Возвращались с полными рюкзаками образцов. При свете костра делали записи. Вечером приезжал Тюракуль, привозил воду, готовил еду. Как-то раз внизу остановился караван верблюдов: невдалеке проходил караванный путь в Афганистан. Ненадкевич на всякий случай выстрелил пару раз в воздух.
Исследователи, как охотники, уже чувствовали, что, кажется, напали на след. Основной минерал, слагающий месторождение, содержал какой-то процент радия (как выяснилось позднее, небольшой, но вполне годный к промышленному обогащению). С образцами тюямуюнита, так назывался минерал, Ненадкевич возвращается в Питер, а Вернадский спешит дальше, на Урал, где его уже поджидают Ревуцкая и Владимир Ильич Крыжановский.
"На Урале масса любопытного, - сообщает Самойлову. - Из Мурзинки новые материалы… Здесь в Ильменских горах сейчас производим съемку (и картографическую - намечает нам министерство) и уже сейчас находится много нового. Есть минералы (редкие земельные), которых я не знаю".
На Урале нашли не только новые минералы, но и новых людей. Одним из вольных охотников за камнями оказался недоучившийся студент Московского университета В. М. Федоровский, изгнанный за организацию беспорядков. Вернадский взялся восстановить его в университете, и Федоровский закончил обучение.

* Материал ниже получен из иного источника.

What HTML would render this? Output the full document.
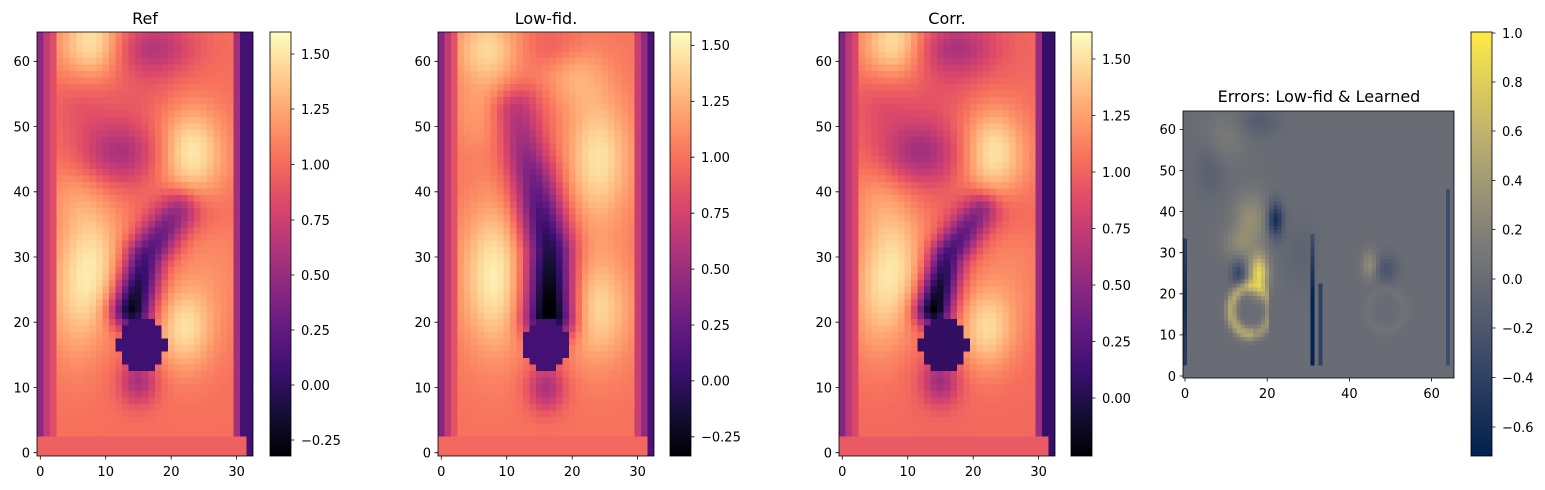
<!DOCTYPE html>
<html><head><meta charset="utf-8">
<style>
body{margin:0;background:#fff;width:1545px;height:490px;overflow:hidden;position:relative;font-family:"DejaVu Sans","Liberation Sans",sans-serif}
canvas{position:absolute;image-rendering:pixelated}
svg{position:absolute;left:0;top:0}
</style></head><body>
<canvas id="c1" width="33" height="65" style="left:37px;top:32px;width:216px;height:424px"></canvas>
<canvas id="c2" width="33" height="65" style="left:438px;top:32px;width:216px;height:424px"></canvas>
<canvas id="c3" width="33" height="65" style="left:839px;top:32px;width:216px;height:424px"></canvas>
<canvas id="c4" width="66" height="65" style="left:1183px;top:111px;width:271px;height:267px"></canvas>
<svg width="1545" height="490" font-size="13" fill="#000">
<defs>
<linearGradient id="mg" x1="0" y1="1" x2="0" y2="0">
<stop offset="0" stop-color="#000004"/><stop offset="0.1" stop-color="#140e36"/><stop offset="0.2" stop-color="#3b0f70"/><stop offset="0.3" stop-color="#641a80"/><stop offset="0.4" stop-color="#8c2981"/><stop offset="0.5" stop-color="#b73779"/><stop offset="0.6" stop-color="#de4968"/><stop offset="0.7" stop-color="#f7705c"/><stop offset="0.8" stop-color="#fe9f6d"/><stop offset="0.9" stop-color="#fecf92"/><stop offset="1" stop-color="#fcfdbf"/>
</linearGradient>
<linearGradient id="cv" x1="0" y1="1" x2="0" y2="0">
<stop offset="0" stop-color="#00204d"/><stop offset="0.25" stop-color="#414d6b"/><stop offset="0.5" stop-color="#7c7b78"/><stop offset="0.75" stop-color="#bcaf6f"/><stop offset="1" stop-color="#ffea46"/>
</linearGradient>
</defs>
<g stroke="#000" stroke-width="0.8">
<rect x="37" y="32" width="216" height="424" fill="none"/>
<rect x="438" y="32" width="216" height="424" fill="none"/>
<rect x="839" y="32" width="216" height="424" fill="none"/>
<rect x="1183" y="111" width="271" height="267" fill="none"/>
<rect x="270" y="32" width="21" height="424" fill="url(#mg)"/>
<rect x="670" y="32" width="21" height="424" fill="url(#mg)"/>
<rect x="1071" y="32" width="21" height="424" fill="url(#mg)"/>
<rect x="1471" y="32" width="21" height="424" fill="url(#cv)"/>
</g>
<g stroke="#000" stroke-width="0.8">
<path d="M40.3 456v3.5M105.7 456v3.5M171.2 456v3.5M236.6 456v3.5M37 452.7h-3.5M37 387.5h-3.5M37 322.2h-3.5M37 257h-3.5M37 191.8h-3.5M37 126.5h-3.5M37 61.3h-3.5"/>
<path d="M441.3 456v3.5M506.7 456v3.5M572.2 456v3.5M637.6 456v3.5M438 452.7h-3.5M438 387.5h-3.5M438 322.2h-3.5M438 257h-3.5M438 191.8h-3.5M438 126.5h-3.5M438 61.3h-3.5"/>
<path d="M842.3 456v3.5M907.7 456v3.5M973.2 456v3.5M1038.6 456v3.5M839 452.7h-3.5M839 387.5h-3.5M839 322.2h-3.5M839 257h-3.5M839 191.8h-3.5M839 126.5h-3.5M839 61.3h-3.5"/>
<path d="M291 54h3.5M291 109h3.5M291 164.5h3.5M291 220h3.5M291 275h3.5M291 330h3.5M291 385h3.5M291 440h3.5"/>
<path d="M691 45.4h3.5M691 101.3h3.5M691 157.2h3.5M691 213.2h3.5M691 269.1h3.5M691 325h3.5M691 380.9h3.5M691 436.8h3.5"/>
<path d="M1092 59h3.5M1092 115.5h3.5M1092 172h3.5M1092 228.5h3.5M1092 285h3.5M1092 341.5h3.5M1092 398h3.5"/>
<path d="M1492 33h3.5M1492 82h3.5M1492 131h3.5M1492 180.5h3.5M1492 229.5h3.5M1492 279h3.5M1492 328h3.5M1492 377.5h3.5M1492 427h3.5"/>
<path d="M1185 378v3.5M1267.2 378v3.5M1349.4 378v3.5M1431.6 378v3.5M1183 376h-3.5M1183 334.9h-3.5M1183 293.8h-3.5M1183 252.7h-3.5M1183 211.6h-3.5M1183 170.5h-3.5M1183 129.4h-3.5"/>
</g>
<g font-size="16" text-anchor="middle">
<text x="145" y="24">Ref</text>
<text x="546" y="24">Low-fid.</text>
<text x="947" y="24">Corr.</text>
<text x="1319" y="102">Errors: Low-fid &amp; Learned</text>
</g>
<g text-anchor="middle">
<text x="40.3" y="476">0</text><text x="105.7" y="476">10</text><text x="171.2" y="476">20</text><text x="236.6" y="476">30</text>
<text x="441.3" y="476">0</text><text x="506.7" y="476">10</text><text x="572.2" y="476">20</text><text x="637.6" y="476">30</text>
<text x="842.3" y="476">0</text><text x="907.7" y="476">10</text><text x="973.2" y="476">20</text><text x="1038.6" y="476">30</text>
<text x="1185" y="398">0</text><text x="1267.2" y="398">20</text><text x="1349.4" y="398">40</text><text x="1431.6" y="398">60</text>
</g>
<g text-anchor="end">
<text x="30" y="457.5">0</text><text x="30" y="392.3">10</text><text x="30" y="327">20</text><text x="30" y="261.8">30</text><text x="30" y="196.6">40</text><text x="30" y="131.3">50</text><text x="30" y="66.1">60</text>
<text x="431" y="457.5">0</text><text x="431" y="392.3">10</text><text x="431" y="327">20</text><text x="431" y="261.8">30</text><text x="431" y="196.6">40</text><text x="431" y="131.3">50</text><text x="431" y="66.1">60</text>
<text x="832" y="457.5">0</text><text x="832" y="392.3">10</text><text x="832" y="327">20</text><text x="832" y="261.8">30</text><text x="832" y="196.6">40</text><text x="832" y="131.3">50</text><text x="832" y="66.1">60</text>
<text x="1176" y="380.8">0</text><text x="1176" y="339.7">10</text><text x="1176" y="298.6">20</text><text x="1176" y="257.5">30</text><text x="1176" y="216.4">40</text><text x="1176" y="175.3">50</text><text x="1176" y="134.2">60</text>
</g>
<g>
<text x="301" y="58.8">1.50</text><text x="301" y="113.8">1.25</text><text x="301" y="169.3">1.00</text><text x="301" y="224.8">0.75</text><text x="301" y="279.8">0.50</text><text x="301" y="334.8">0.25</text><text x="301" y="389.8">0.00</text><text x="301" y="444.8">−0.25</text>
<text x="701" y="50.2">1.50</text><text x="701" y="106.1">1.25</text><text x="701" y="162">1.00</text><text x="701" y="218">0.75</text><text x="701" y="273.9">0.50</text><text x="701" y="329.8">0.25</text><text x="701" y="385.7">0.00</text><text x="701" y="441.6">−0.25</text>
<text x="1102" y="63.8">1.50</text><text x="1102" y="120.3">1.25</text><text x="1102" y="176.8">1.00</text><text x="1102" y="233.3">0.75</text><text x="1102" y="289.8">0.50</text><text x="1102" y="346.3">0.25</text><text x="1102" y="402.8">0.00</text>
<text x="1502" y="37.8">1.0</text><text x="1502" y="86.8">0.8</text><text x="1502" y="135.8">0.6</text><text x="1502" y="185.3">0.4</text><text x="1502" y="234.3">0.2</text><text x="1502" y="283.8">0.0</text><text x="1502" y="332.8">−0.2</text><text x="1502" y="382.3">−0.4</text><text x="1502" y="431.8">−0.6</text>
</g>
</svg>
<script>
function hex(h){return [parseInt(h.substr(1,2),16),parseInt(h.substr(3,2),16),parseInt(h.substr(5,2),16)]}
var MAG=["#000004","#140e36","#3b0f70","#641a80","#8c2981","#b73779","#de4968","#f7705c","#fe9f6d","#fecf92","#fcfdbf"].map(hex);
var CIV=[[0,"#00204d"],[0.25,"#414d6b"],[0.5,"#7c7b78"],[0.75,"#bcaf6f"],[1,"#ffea46"]];
function magma(t){t=Math.max(0,Math.min(1,t))*10;var i=Math.min(9,Math.floor(t)),f=t-i,a=MAG[i],b=MAG[i+1];return [a[0]+(b[0]-a[0])*f,a[1]+(b[1]-a[1])*f,a[2]+(b[2]-a[2])*f]}
function civ(t){t=Math.max(0,Math.min(1,t))*4;var i=Math.min(3,Math.floor(t)),f=t-i,a=hex(CIV[i][1]),b=hex(CIV[i+1][1]);return [a[0]+(b[0]-a[0])*f,a[1]+(b[1]-a[1])*f,a[2]+(b[2]-a[2])*f]}
function g(x,y,cx,cy,sx,sy,a){var dx=(x-cx)/sx,dy=(y-cy)/sy;return a*Math.exp(-0.5*(dx*dx+dy*dy))}
function seg(x,y,pts,th,s0,s1){var best=1e9,bt=0,tot=0,L=[];for(var k=0;k<pts.length-1;k++){var l=Math.hypot(pts[k+1][0]-pts[k][0],pts[k+1][1]-pts[k][1]);L.push(l);tot+=l}
var acc=0;for(k=0;k<pts.length-1;k++){var ax=pts[k][0],ay=pts[k][1],bx=pts[k+1][0],by=pts[k+1][1];var vx=bx-ax,vy=by-ay;var t=((x-ax)*vx+(y-ay)*vy)/(vx*vx+vy*vy);t=Math.max(0,Math.min(1,t));var d=Math.hypot(x-ax-t*vx,y-ay-t*vy);if(d<best){best=d;bt=(acc+t*L[k])/tot}acc+=L[k]}
var s=s0+(s1-s0)*bt;return s*Math.exp(-0.5*(best/th)*(best/th))}
function edges(x,y,v,l0,l1,l2,r2,r1,r0){
 if(y<=2)return (x>=31)?(x==32?r0:0.95):0.95;
 if(x==0)v=l0;if(x==1)v=l1;if(x==2)v=Math.min(v,l2);if(x==30)v=r2;if(x==31)v=r1;if(x==32)v=r0;return v}
function ref(x,y,tw){var v=1.02+g(x,y,8,63,3.5,4,0.5)+g(x,y,8,29,3.5,7,0.42)+g(x,y,5,22,3,7,0.2)+g(x,y,22,19,3,4.5,0.42)+g(x,y,23,46,3.5,5,0.5)+g(x,y,26,28,4,8,0.12)+g(x,y,5,40,3,4,0.12)-g(x,y,12,46,4.5,3.5,0.45)-g(x,y,17,62,4.5,3,0.4)-g(x,y,6,53,3,3,0.1)-g(x,y,23,37,4,3,0.15)-g(x,y,14,55,6,3,0.08);
v-=seg(x,y,[[14,22],[16,30],[21,37]],2.1+tw,1.35,0.5);v-=g(x,y,15,11,2,2.5,0.45);
if(Math.pow((x-15.5)/3.6,2)+Math.pow((y-16.5)/3.9,2)<1)v=0.08;
return edges(x,y,v,0.45,0.7,0.85,0.55,0.1,0.1)}
function low(x,y){var v=1.0+g(x,y,8,27,3.5,8,0.5)+g(x,y,24,22,3.5,6,0.4)+g(x,y,24,45,3.5,7,0.45)+g(x,y,7,52,3.5,4,0.2)+g(x,y,7,62,3.5,4,0.4)+g(x,y,20,59,3.5,4,0.25)-g(x,y,18,62,3.5,2.5,0.2)-g(x,y,12,53,3,3,0.15);
v-=seg(x,y,[[16.5,21],[16.5,31],[14,42],[11,52]],2.5,1.5,0.35);v-=g(x,y,16,10,2,2.5,0.45);
if(Math.pow((x-16)/3.7,2)+Math.pow((y-16.5)/3.8,2)<1)v=0.08;
v=edges(x,y,v,0.4,0.65,0.85,0.6,0.6,0.12);if(x==31&&y>2)v=0.45;if(x==30&&y>2)v=0.7;if(x==31&&y<=2)v=0.95;return v}
function err(x,y){var v=0;
v+=g(x,y,18,25,1.6,3.2,0.85)+g(x,y,16,38,3,4.5,0.3)+g(x,y,13,32,2.5,2.5,0.2)-g(x,y,22,38,1.3,3,0.6)-g(x,y,13,25,1.3,2.2,0.35)+g(x,y,10,58,3.5,4.5,0.12)-g(x,y,18,62,3.5,2.5,0.15)-g(x,y,6,50,2.5,4.5,0.12)-g(x,y,28,30,3,6,0.08);
var r=Math.hypot((x-16)/4.8,(y-16)/5.8);if(x<21)v+=0.5*Math.exp(-Math.pow((r-1)/0.28,2))*(x<17?1:0.7);
v+=g(x,y,45,27,1.3,2.4,0.3)-g(x,y,49,26,2,2.4,0.22)+0.06*Math.exp(-Math.pow((Math.hypot((x-49)/4.5,(y-16)/5)-1)/0.25,2));
if(y>=3&&y<=33&&x==0)v=-0.45-0.15*Math.exp(-Math.pow((y-18)/8,2));
if(y>=3&&y<=34&&x==31)v=-0.7*Math.min(1,(34-y)/25+0.4);
if(y>=3&&y<=22&&x==33)v=-0.4;
if(y>=3&&y<=45&&x==64)v=-0.3;
return v}
function draw(id,w,fn,mn,mx,cm){var c=document.getElementById(id),ctx=c.getContext('2d'),im=ctx.createImageData(w,65);
for(var j=0;j<65;j++)for(var i=0;i<w;i++){var yv=64-j,v=fn(i,yv),col=cm((v-mn)/(mx-mn)),p=(j*w+i)*4;im.data[p]=col[0];im.data[p+1]=col[1];im.data[p+2]=col[2];im.data[p+3]=255}
ctx.putImageData(im,0,0)}
draw('c1',33,function(x,y){return ref(x,y,0)},-0.32,1.6,magma);
draw('c2',33,low,-0.335,1.56,magma);
draw('c3',33,function(x,y){return ref(x,y,-0.2)},-0.257,1.62,magma);
draw('c4',66,err,-0.72,1.0,civ);
</script>
</body></html>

Другой тоже оказался интересным человеком. Вот что о нем пишет Владимир Иванович: "К нам прикомандировывают очень симпатичного живого помощника лесничего Кулика, любителя минералов и природы". Леонид Алексеевич Кулик окажется впоследствии его ближайшим помощником, специалистом по метеоритам. Он первый проникнет в область тунгусского феномена 1908 года и опишет ее.

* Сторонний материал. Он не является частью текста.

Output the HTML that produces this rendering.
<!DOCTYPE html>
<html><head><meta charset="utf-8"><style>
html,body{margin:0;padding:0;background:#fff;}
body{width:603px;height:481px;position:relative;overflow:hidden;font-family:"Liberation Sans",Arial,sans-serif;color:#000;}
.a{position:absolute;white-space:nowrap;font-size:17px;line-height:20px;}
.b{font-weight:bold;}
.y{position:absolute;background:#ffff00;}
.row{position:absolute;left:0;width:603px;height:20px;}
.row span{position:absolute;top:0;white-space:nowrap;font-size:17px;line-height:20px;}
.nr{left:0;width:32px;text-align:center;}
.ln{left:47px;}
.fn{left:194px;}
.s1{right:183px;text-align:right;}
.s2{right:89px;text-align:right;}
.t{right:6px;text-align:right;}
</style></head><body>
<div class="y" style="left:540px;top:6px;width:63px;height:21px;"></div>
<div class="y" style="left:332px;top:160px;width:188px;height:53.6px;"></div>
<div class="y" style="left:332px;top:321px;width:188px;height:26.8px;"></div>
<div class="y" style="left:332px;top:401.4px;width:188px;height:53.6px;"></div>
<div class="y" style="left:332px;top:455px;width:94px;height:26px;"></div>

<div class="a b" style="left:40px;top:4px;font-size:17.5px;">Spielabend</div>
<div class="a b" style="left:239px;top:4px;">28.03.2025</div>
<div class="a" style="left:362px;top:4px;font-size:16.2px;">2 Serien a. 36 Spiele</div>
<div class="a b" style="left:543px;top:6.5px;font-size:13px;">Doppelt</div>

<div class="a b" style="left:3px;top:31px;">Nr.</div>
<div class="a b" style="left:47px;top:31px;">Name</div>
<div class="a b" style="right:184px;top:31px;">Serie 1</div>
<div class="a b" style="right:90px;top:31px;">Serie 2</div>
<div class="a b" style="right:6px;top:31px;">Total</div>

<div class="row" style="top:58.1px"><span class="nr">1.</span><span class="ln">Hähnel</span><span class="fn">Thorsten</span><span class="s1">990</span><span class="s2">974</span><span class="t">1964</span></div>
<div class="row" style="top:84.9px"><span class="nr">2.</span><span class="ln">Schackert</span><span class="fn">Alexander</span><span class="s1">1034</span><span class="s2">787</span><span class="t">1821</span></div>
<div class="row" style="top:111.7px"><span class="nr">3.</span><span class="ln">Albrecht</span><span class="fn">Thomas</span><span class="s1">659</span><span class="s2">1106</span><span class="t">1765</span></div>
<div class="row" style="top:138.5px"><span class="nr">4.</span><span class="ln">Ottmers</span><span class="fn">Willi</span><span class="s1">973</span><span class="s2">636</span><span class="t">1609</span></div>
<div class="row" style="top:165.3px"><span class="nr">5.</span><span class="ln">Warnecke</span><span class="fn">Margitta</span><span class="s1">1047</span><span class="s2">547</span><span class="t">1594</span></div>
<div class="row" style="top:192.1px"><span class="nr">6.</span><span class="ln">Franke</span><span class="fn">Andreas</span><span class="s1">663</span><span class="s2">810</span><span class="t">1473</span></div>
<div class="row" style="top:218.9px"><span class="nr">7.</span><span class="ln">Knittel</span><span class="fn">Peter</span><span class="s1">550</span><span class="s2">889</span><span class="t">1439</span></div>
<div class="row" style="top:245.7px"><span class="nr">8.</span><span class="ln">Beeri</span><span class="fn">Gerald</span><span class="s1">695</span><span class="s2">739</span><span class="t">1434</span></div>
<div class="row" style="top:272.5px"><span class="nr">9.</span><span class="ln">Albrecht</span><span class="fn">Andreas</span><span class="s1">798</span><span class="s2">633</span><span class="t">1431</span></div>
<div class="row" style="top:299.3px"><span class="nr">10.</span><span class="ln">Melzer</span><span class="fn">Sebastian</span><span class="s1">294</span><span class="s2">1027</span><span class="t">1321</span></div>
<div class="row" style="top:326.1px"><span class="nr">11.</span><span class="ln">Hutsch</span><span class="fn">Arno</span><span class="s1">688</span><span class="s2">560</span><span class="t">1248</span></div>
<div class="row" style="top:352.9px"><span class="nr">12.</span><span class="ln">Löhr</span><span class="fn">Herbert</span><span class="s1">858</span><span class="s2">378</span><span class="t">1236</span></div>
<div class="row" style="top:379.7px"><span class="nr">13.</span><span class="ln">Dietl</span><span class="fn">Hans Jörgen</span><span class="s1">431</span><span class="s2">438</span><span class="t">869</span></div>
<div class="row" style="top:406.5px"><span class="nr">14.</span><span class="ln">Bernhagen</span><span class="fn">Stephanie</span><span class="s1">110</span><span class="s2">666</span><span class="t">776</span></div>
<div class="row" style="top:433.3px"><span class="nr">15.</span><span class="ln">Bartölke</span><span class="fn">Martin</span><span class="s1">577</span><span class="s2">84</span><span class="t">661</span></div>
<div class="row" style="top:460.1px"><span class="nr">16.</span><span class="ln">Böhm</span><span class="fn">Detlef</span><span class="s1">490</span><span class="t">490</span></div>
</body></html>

Тем временем возвратившийся раньше всех в Петербург Ненадкевич устраивает лабораторию для обработки материалов. Помещение нашлось тут же, на Васильевском, на берегу Малой Невы, недалеко от стрелки и здания Биржи. Квартира с историей. В верхнем этаже четырехэтажного дома выделялась мансарда с огромным окном, выдававшим ее художественное назначение. И в самом деле, тут была мастерская, где работал Крамской, а потом Куинджи. Недавно художник умер, помещение пустовало, и Ненадкевичу удалось его снять совсем недорого.